Nobody knows what the party would do if trapped between a heightened domestic pressure to relinquish its guns and its foreign sponsors’ insistence that it keep the weapons trained on Israel. Some diplomats and analysts speculate that Hezbollah might consider loosening its links abroad, entering negotiations to put aside its weapons and recasting itself as a purely political Lebanese entity.

But other analysts dismiss hopes of disarmament as wishful thinking.

Hezbollah, they point out, could easily cling to its guns and gamble that no Lebanese force would risk civil war by coming after the militia. Hezbollah’s guerrillas are lodged firmly in the lore of Lebanon and the Arab world as freedom fighters, and its hundreds of thousands of followers are fiercely loyal.

“You’ve got a large constituency that’s extremely dedicated and ready to execute orders,” said Nizar Hamzeh, a Hezbollah expert at the American University of Beirut.

The history between America and Hezbollah is marked by blood and mistrust. The U.S. believes that the group was behind the 1983 truck bombing at a Marine barracks in Beirut that killed 241 Americans, among other violent acts.

But today the U.S. government appears to be contemplating what Lebanese already know: You can’t get far in Lebanon without engaging Hezbollah. In a carefully worded statement last week, President Bush appeared to hint that the United States might be willing to accept Hezbollah’s political role in Lebanon if the group agreed to put aside its guns.

“We view Hezbollah as a terrorist organization, and I would hope that Hezbollah would prove that they’re not by laying down arms and not threatening peace,” Bush said.

Advertisement

Although his message was widely interpreted as a veiled overture to a longtime American nemesis, Bush’s remarks were met with anger and disbelief in the southern suburbs of Beirut, where Hezbollah keeps its offices. Many Shiites are firmly convinced that U.S. and U.N. pressure to oust Syria from Lebanon was always a mask that concealed the true intention: stripping Hezbollah of its arms. They claim that Israel has been the driving force behind the resolution all along.

“All of the people here believe this is a sinister plan to target Hezbollah eventually,” said Moussawi, the Al Manar newsman.

Nasrallah replied to Bush’s overture with toughness. “I am firm in keeping our arms because I believe the resistance is the best option for defending Lebanon against Israeli threats,” the Hezbollah leader said in an interview with Al Manar. The party would keep its guns, he said, “as long as Lebanon is threatened, even if we remain threatened for a million years.”

But his response wasn’t as absolute as it sounded. Nasrallah did indicate that Hezbollah might one day be willing to discuss disarmament, but only with fellow Lebanese, not with Americans or other foreigners.

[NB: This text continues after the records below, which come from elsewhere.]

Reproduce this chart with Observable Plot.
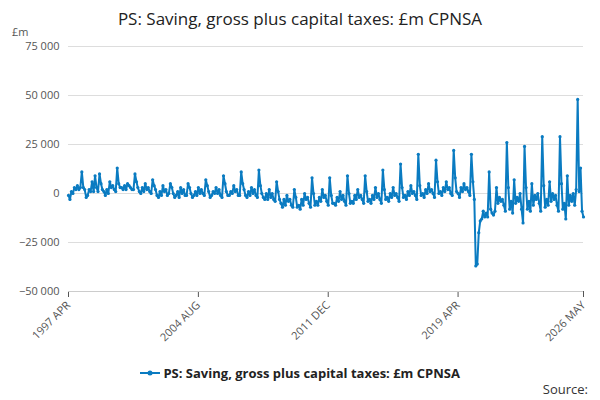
<!DOCTYPE html>
<html><head><meta charset="utf-8">
<script src="https://cdn.jsdelivr.net/npm/d3@7"></script>
<script src="https://cdn.jsdelivr.net/npm/@observablehq/plot@0.6"></script>
<style>body{margin:0;font-family:"Open Sans",sans-serif;background:#fff}
#t{text-align:center;font-size:17px;color:#222;padding-top:7px;height:28px}
#c svg{overflow:visible}
.ab{position:absolute;z-index:5}
#lg{left:0;right:0;top:364px;text-align:center;font-size:13px;font-weight:bold;color:#222}
#src{right:12px;top:380px;font-size:13px;color:#333}
#un{left:12px;top:24px;font-size:11px;color:#555}</style></head>
<body><div id="t">PS: Saving, gross plus capital taxes: £m CPNSA</div><div id="c"></div>
<div id="un" class="ab">£m</div>
<div id="lg" class="ab"><svg width="20" height="10"><line x1="0" y1="5" x2="20" y2="5" stroke="#0a7bc1" stroke-width="2"/><circle cx="10" cy="5" r="2.5" fill="#0a7bc1"/></svg> PS: Saving, gross plus capital taxes: £m CPNSA</div>
<div id="src" class="ab">Source:</div>
<script>
// Fiscal years Apr..Mar, values in £m (estimated)
const fy1997 = [-1000,-3000,1000,0,3000,2000,4000,2000,3000,11000,3000,2000];
const fy1998 = [-2000,-1000,2000,1000,6000,1000,9000,3000,1000,10000,5000,2000];
const fy1999 = [1000,-1000,2000,0,6000,3000,4000,2000,1000,13000,5000,3000];
const fy2000 = [3000,2000,4000,2000,5000,4000,3000,2000,2000,10000,6000,3000];
const fy2001 = [1000,0,3000,1000,5000,2000,3000,1000,0,7000,4000,2000];
const fy2002 = [-1000,-2000,1000,-1000,4000,1000,2000,-1000,0,5000,3000,0];
const fy2003 = [-2000,-1000,1000,-2000,3000,0,2000,-1000,-1000,5000,3000,0];
const fy2004 = [-2000,-1000,1000,-1000,3000,0,2000,0,-1000,7000,4000,1000];
const fy2005 = [-2000,-1000,1000,0,3000,0,2000,-1000,-2000,9000,5000,1000];
const fy2006 = [-1000,-1000,1000,0,4000,1000,2000,-1000,-1000,11000,5000,2000];
const fy2007 = [-1000,-2000,1000,-1000,3000,0,2000,-1000,-2000,12000,4000,0];
const fy2008 = [-2000,-3000,0,-3000,2000,-2000,0,-3000,-4000,6000,1000,-3000];
const fy2009 = [-5000,-7000,-3000,-6000,-1000,-4000,-3000,-6000,-7000,2000,-2000,-7000];
const fy2010 = [-6000,-8000,-3000,-6000,0,-3000,-2000,-5000,-7000,8000,0,-6000];
const fy2011 = [-4000,-6000,-2000,-4000,2000,-2000,-1000,-4000,-6000,8000,-1000,-5000];
const fy2012 = [-5000,-6000,-2000,-4000,1000,-3000,-1000,-4000,-6000,9000,0,-5000];
const fy2013 = [-4000,-5000,-1000,-3000,2000,-2000,-1000,-3000,-5000,9000,1000,-4000];
const fy2014 = [-3000,-5000,-1000,-3000,3000,-2000,0,-3000,-5000,12000,2000,-3000];
const fy2015 = [-2000,-4000,0,-2000,3000,-1000,0,-2000,-4000,15000,3000,-2000];
const fy2016 = [-1000,-3000,1000,-1000,4000,0,1000,-1000,-3000,20000,4000,-1000];
const fy2017 = [0,-2000,2000,0,5000,1000,2000,0,-2000,17000,6000,0];
const fy2018 = [1000,-1000,3000,1000,6000,2000,3000,0,-1000,22000,8000,1000];
const fy2019 = [0,-2000,3000,1000,5000,2000,3000,1000,-1000,20000,6000,-3000];
const fy2020 = [-37000,-36000,-20000,-14000,-13000,-9000,-12000,-10000,-12000,11000,-8000,-10000];
const fy2021 = [-11000,-9000,3000,-5000,-2000,-4000,-3000,-6000,-9000,26000,3000,-8000];
const fy2022 = [-4000,-10000,7000,-5000,-2000,-4000,0,-8000,-15000,24000,3000,-8000];
const fy2023 = [-4000,-9000,5000,-6000,-1000,-3000,0,-5000,-9000,29000,4000,-7000];
const fy2024 = [-3000,-6000,6000,-4000,0,-3000,-1000,-6000,-9000,29000,5000,-8000];
const fy2025 = [-5000,-13000,9000,-6000,-1000,-4000,0,-6000,2000,48000,1000,13000];
const fy2026 = [-9000,-12000];
const years = [fy1997,fy1998,fy1999,fy2000,fy2001,fy2002,fy2003,fy2004,fy2005,fy2006,fy2007,fy2008,fy2009,fy2010,fy2011,fy2012,fy2013,fy2014,fy2015,fy2016,fy2017,fy2018,fy2019,fy2020,fy2021,fy2022,fy2023,fy2024,fy2025,fy2026];
const tickLabels = ["1997 APR","2004 AUG","2011 DEC","2019 APR","2026 MAY"];
const tickDates = [new Date(1997,3,1),new Date(2004,7,1),new Date(2011,11,1),new Date(2019,3,1),new Date(2026,4,1)];
const data = [];
years.forEach((arr,i)=>arr.forEach((v,m)=>data.push({date:new Date(1997+i,3+m,1),value:v})));
const col="#0a7bc1";
const chart = Plot.plot({
  width:600,height:320,marginLeft:68,marginRight:17,marginTop:11,marginBottom:64,
  style:{fontFamily:"Open Sans, sans-serif",fontSize:"11px",color:"#555",overflow:"visible"},
  x:{type:"utc",domain:[tickDates[0],tickDates[4]],ticks:tickDates,tickFormat:(d,i)=>tickLabels[i],tickRotate:-45,label:null,tickSize:6},
  y:{domain:[-50000,75000],ticks:[-50000,-25000,0,25000,50000,75000],tickFormat:d=>d3.format(",")(d).replace(/,/g," "),label:null,tickSize:0},
  marks:[
    Plot.gridY([-50000,-25000,0,25000,50000,75000],{stroke:"#ddd",strokeOpacity:1}),
    Plot.ruleY([-50000],{stroke:"#ccc"}),
    Plot.line(data,{x:"date",y:"value",stroke:col,strokeWidth:2}),
    Plot.dot(data,{x:"date",y:"value",fill:col,r:1.6})
  ]
});
document.getElementById("c").appendChild(chart);
</script></body></html>
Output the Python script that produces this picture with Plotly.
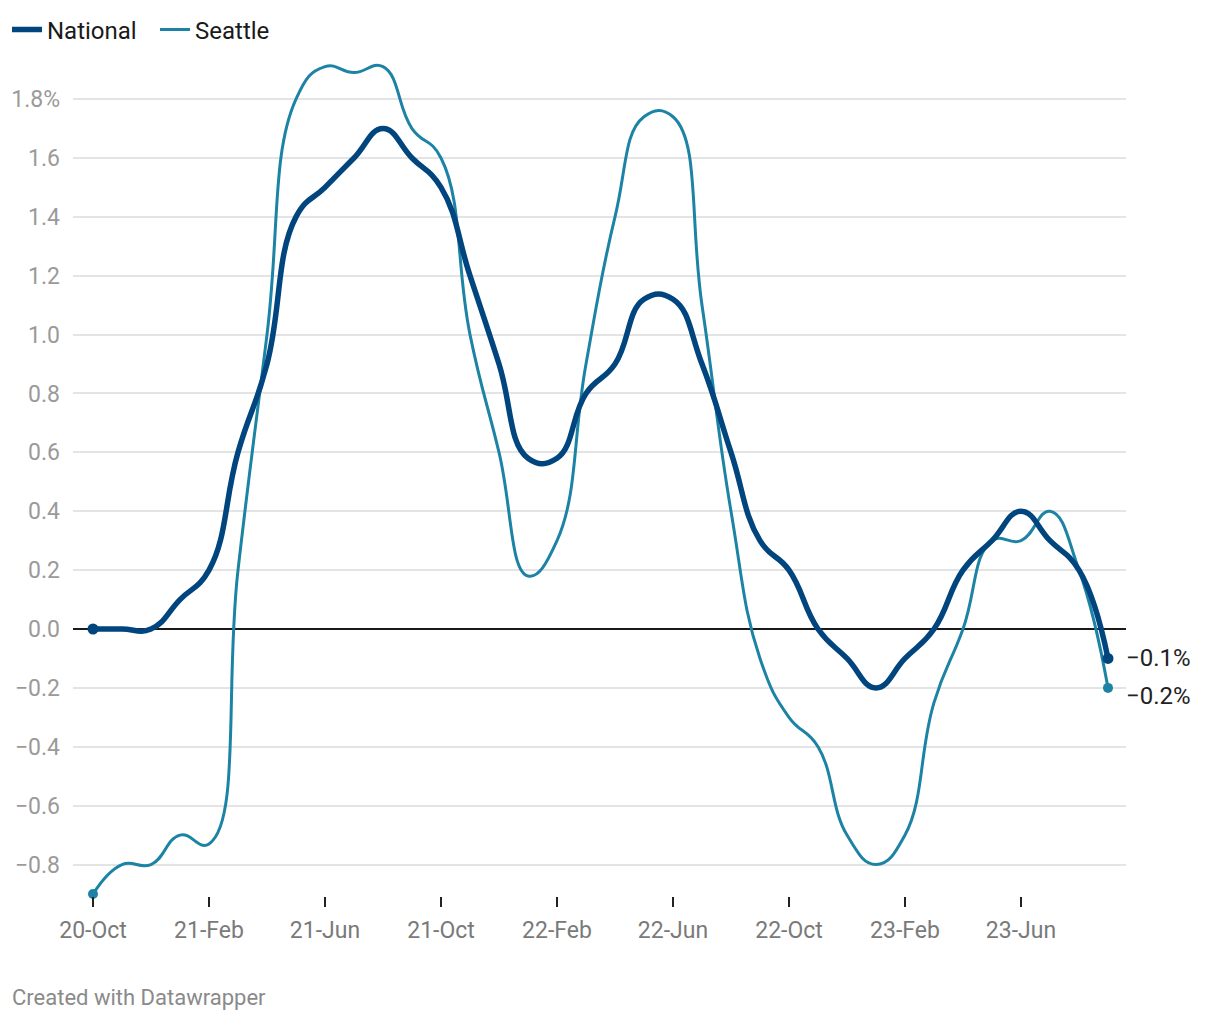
import plotly.graph_objects as go

months = ["2020-10", "2020-11", "2020-12",
          "2021-01", "2021-02", "2021-03", "2021-04", "2021-05", "2021-06",
          "2021-07", "2021-08", "2021-09", "2021-10", "2021-11", "2021-12",
          "2022-01", "2022-02", "2022-03", "2022-04", "2022-05", "2022-06",
          "2022-07", "2022-08", "2022-09", "2022-10", "2022-11", "2022-12",
          "2023-01", "2023-02", "2023-03", "2023-04", "2023-05", "2023-06",
          "2023-07", "2023-08", "2023-09"]

national = [0.0, 0.0, 0.0, 0.1, 0.2, 0.6, 0.9, 1.4, 1.5, 1.6, 1.7, 1.6,
            1.5, 1.2, 0.9, 0.58, 0.58, 0.8, 0.9, 1.12, 1.12, 0.9, 0.6, 0.3,
            0.2, 0.0, -0.1, -0.2, -0.1, 0.0, 0.2, 0.3, 0.4, 0.3, 0.2, -0.1]

seattle = [-0.9, -0.8, -0.8, -0.7, -0.73, 0.2, 1.0, 1.8, 1.91, 1.89, 1.91, 1.7,
           1.6, 1.0, 0.6, 0.18, 0.3, 0.9, 1.4, 1.74, 1.74, 1.1, 0.4, -0.1,
           -0.3, -0.4, -0.7, -0.8, -0.7, -0.25, 0.0, 0.3, 0.3, 0.4, 0.2, -0.2]

tick_months = ["2020-10", "2021-02", "2021-06", "2021-10", "2022-02",
               "2022-06", "2022-10", "2023-02", "2023-06"]
tick_labels = ["20-Oct", "21-Feb", "21-Jun", "21-Oct", "22-Feb",
               "22-Jun", "22-Oct", "23-Feb", "23-Jun"]

y_ticks = [-0.8, -0.6, -0.4, -0.2, 0.0, 0.2, 0.4, 0.6, 0.8, 1.0, 1.2, 1.4, 1.6, 1.8]
y_tick_labels = ["\u22120.8", "\u22120.6", "\u22120.4", "\u22120.2", "0.0", "0.2", "0.4",
                 "0.6", "0.8", "1.0", "1.2", "1.4", "1.6", "1.8%"]

end_labels = ["\u22120.1%", "\u22120.2%"]

NAT_C = "#00457e"
SEA_C = "#1c83a4"
FONT = "Roboto"
SMOOTH = 1.3

fig = go.Figure()

fig.add_trace(go.Scatter(x=months, y=seattle, name="Seattle", mode="lines",
                         line=dict(color=SEA_C, width=3, shape="spline", smoothing=SMOOTH)))
fig.add_trace(go.Scatter(x=months, y=national, name="National", mode="lines",
                         line=dict(color=NAT_C, width=5.5, shape="spline", smoothing=SMOOTH)))

# end point markers
fig.add_trace(go.Scatter(x=[months[0], months[-1]], y=[seattle[0], seattle[-1]],
                         mode="markers", marker=dict(color=SEA_C, size=10),
                         showlegend=False, cliponaxis=False, hoverinfo="skip"))
fig.add_trace(go.Scatter(x=[months[0], months[-1]], y=[national[0], national[-1]],
                         mode="markers", marker=dict(color=NAT_C, size=11),
                         showlegend=False, cliponaxis=False, hoverinfo="skip"))

# plot-area geometry
L, R, T, B = 73, 1126, 55, 896
W = R - L
H = B - T
ppu = 294.4
y_top = (629 - T) / ppu
y_bot = -(B - 629) / ppu
x_left = (L - 93) / 29.0
x_right = (R - 93) / 29.0

fig.update_layout(
    width=1220, height=1020,
    margin=dict(l=L, r=1220 - R, t=T, b=1020 - B, pad=0, autoexpand=False),
    paper_bgcolor="white", plot_bgcolor="white",
    font=dict(family=FONT, size=23, color="#222222"),
    showlegend=True,
    legend=dict(orientation="h", xref="container", yref="container",
                x=7 / 1220, y=1 - 30 / 1020, xanchor="left", yanchor="middle",
                font=dict(size=24, color="#1a1a1a"), traceorder="reversed",
                itemwidth=30, entrywidth=103, entrywidthmode="pixels",
                bgcolor="rgba(0,0,0,0)"),
    xaxis=dict(type="category", categoryorder="array", categoryarray=months,
               range=[x_left, x_right], showgrid=False, zeroline=False,
               showline=False, tickmode="array", tickvals=tick_months,
               ticktext=tick_labels, ticks="outside", ticklen=10, tickwidth=1.5,
               tickcolor="#222222", tickfont=dict(size=23, color="#7a7a7a"),
               ticklabelstandoff=3),
    yaxis=dict(range=[y_bot, y_top], tickmode="array", tickvals=y_ticks,
               ticktext=y_tick_labels, showgrid=True, gridcolor="#e4e4e4",
               gridwidth=1.5, zeroline=True, zerolinecolor="#1a1a1a",
               zerolinewidth=1.8, showline=False, ticks="",
               tickfont=dict(size=23, color="#9a9a9a"), ticklabelstandoff=12),
)

fig.add_annotation(x=months[-1], y=national[-1], text=end_labels[0], showarrow=False,
                   xanchor="left", yanchor="middle", xshift=16,
                   font=dict(size=24, color="#222222"))
fig.add_annotation(x=months[-1], y=seattle[-1], text=end_labels[1], showarrow=False,
                   xanchor="left", yanchor="middle", xshift=16, yshift=-8,
                   font=dict(size=24, color="#222222"))

fig.add_annotation(xref="paper", yref="paper", x=(10 - L) / W, y=(B - 997) / H,
                   text="Created with Datawrapper", showarrow=False,
                   xanchor="left", yanchor="middle",
                   font=dict(size=22, color="#8a8a8a"))

fig.write_html("out.html")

A defiant Nasrallah recently made it plain that his militias would keep their weapons even if Israel were to abandon Shebaa Farms, a disputed tract near the Israeli border whose occupation Hezbollah has used to justify its armed posture.

Party officials point out that Hezbollah prisoners remain in Israeli jails and that Israel continues to breach Lebanese airspace. Hezbollah officials say they need their guns to prevent the permanent settlement of Palestinian refugees in Lebanon and to guard against Israeli attacks.

Advertisement

“When these questions are all answered, then we don’t have a problem discussing disarmament,” said Abdallah Kassir, a bespectacled Hezbollah lawmaker from the southern city of Tyre. “When we say now that we’re ready for dialogue, even on the question of disarmament, we’re reasserting that we carried weapons to liberate our land, and that cause is not over with.”